**STATED GOAL**
Gather every line from the entries below that includes "this".
========
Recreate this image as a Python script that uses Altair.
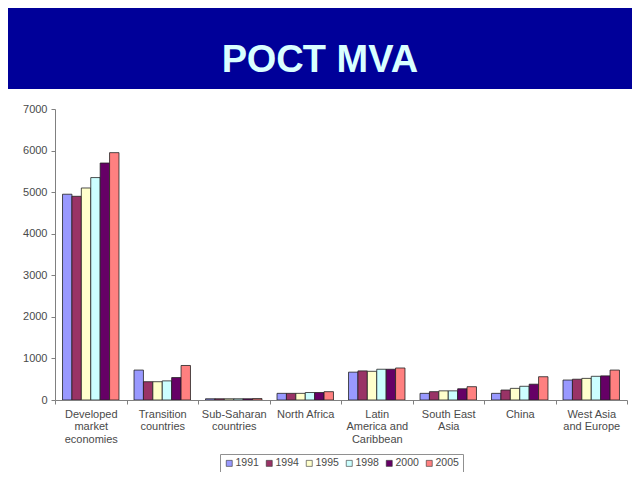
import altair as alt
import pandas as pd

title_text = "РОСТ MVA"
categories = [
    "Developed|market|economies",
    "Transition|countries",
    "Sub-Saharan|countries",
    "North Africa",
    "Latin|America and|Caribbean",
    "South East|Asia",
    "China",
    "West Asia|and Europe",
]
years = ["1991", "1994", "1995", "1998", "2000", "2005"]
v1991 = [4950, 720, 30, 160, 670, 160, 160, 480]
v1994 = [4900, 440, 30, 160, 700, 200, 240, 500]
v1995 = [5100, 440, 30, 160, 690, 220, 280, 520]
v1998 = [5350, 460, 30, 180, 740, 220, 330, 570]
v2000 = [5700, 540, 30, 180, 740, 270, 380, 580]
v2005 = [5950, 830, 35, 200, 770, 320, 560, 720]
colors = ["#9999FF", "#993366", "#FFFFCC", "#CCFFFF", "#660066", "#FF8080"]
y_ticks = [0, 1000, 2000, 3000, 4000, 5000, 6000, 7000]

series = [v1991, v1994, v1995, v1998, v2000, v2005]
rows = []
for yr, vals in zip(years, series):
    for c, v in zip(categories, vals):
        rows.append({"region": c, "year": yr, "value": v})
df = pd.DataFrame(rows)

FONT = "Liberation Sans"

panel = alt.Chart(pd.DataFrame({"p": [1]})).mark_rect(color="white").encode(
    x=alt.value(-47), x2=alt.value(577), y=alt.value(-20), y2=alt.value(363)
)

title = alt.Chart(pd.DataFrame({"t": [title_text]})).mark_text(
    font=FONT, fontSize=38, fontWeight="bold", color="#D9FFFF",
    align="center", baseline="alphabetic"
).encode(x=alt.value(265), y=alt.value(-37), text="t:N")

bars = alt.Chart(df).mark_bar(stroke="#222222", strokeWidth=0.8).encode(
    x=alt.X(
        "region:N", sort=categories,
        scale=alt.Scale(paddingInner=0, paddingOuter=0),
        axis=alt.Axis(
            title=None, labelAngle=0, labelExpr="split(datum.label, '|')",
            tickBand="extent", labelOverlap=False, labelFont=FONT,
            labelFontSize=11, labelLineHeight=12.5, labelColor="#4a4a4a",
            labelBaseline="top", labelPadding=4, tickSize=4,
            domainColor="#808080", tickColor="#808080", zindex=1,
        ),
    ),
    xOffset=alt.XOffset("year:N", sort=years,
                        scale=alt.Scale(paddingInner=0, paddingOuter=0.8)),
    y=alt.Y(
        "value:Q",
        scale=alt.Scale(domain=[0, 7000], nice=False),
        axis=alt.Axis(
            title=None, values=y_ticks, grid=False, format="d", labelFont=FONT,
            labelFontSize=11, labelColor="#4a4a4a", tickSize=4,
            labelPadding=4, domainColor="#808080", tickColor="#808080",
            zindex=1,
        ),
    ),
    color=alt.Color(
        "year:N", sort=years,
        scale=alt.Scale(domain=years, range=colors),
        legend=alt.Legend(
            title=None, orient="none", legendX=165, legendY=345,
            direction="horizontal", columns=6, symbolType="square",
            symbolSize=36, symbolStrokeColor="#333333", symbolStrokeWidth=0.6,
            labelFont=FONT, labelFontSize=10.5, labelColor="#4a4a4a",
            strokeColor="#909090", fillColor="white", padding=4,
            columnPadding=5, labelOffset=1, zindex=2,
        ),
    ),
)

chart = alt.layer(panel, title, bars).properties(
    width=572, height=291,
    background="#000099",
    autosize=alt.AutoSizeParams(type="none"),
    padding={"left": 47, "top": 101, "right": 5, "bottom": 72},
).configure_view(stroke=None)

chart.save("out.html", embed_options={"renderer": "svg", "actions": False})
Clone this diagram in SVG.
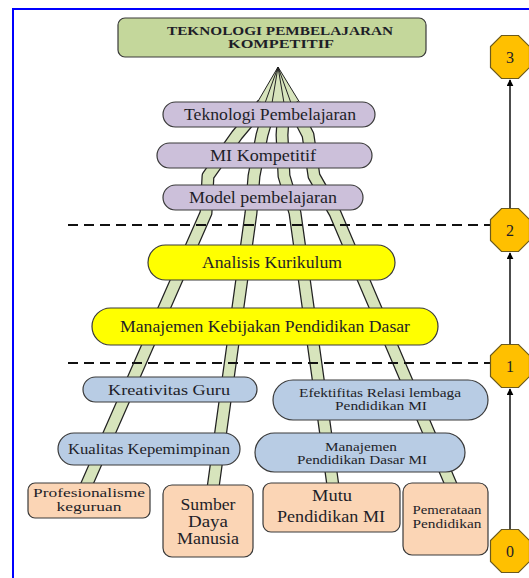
========
**EXPECTED ANSWER**
Recreate this image as a Python script that uses Altair.
Clone this diagram in SVG.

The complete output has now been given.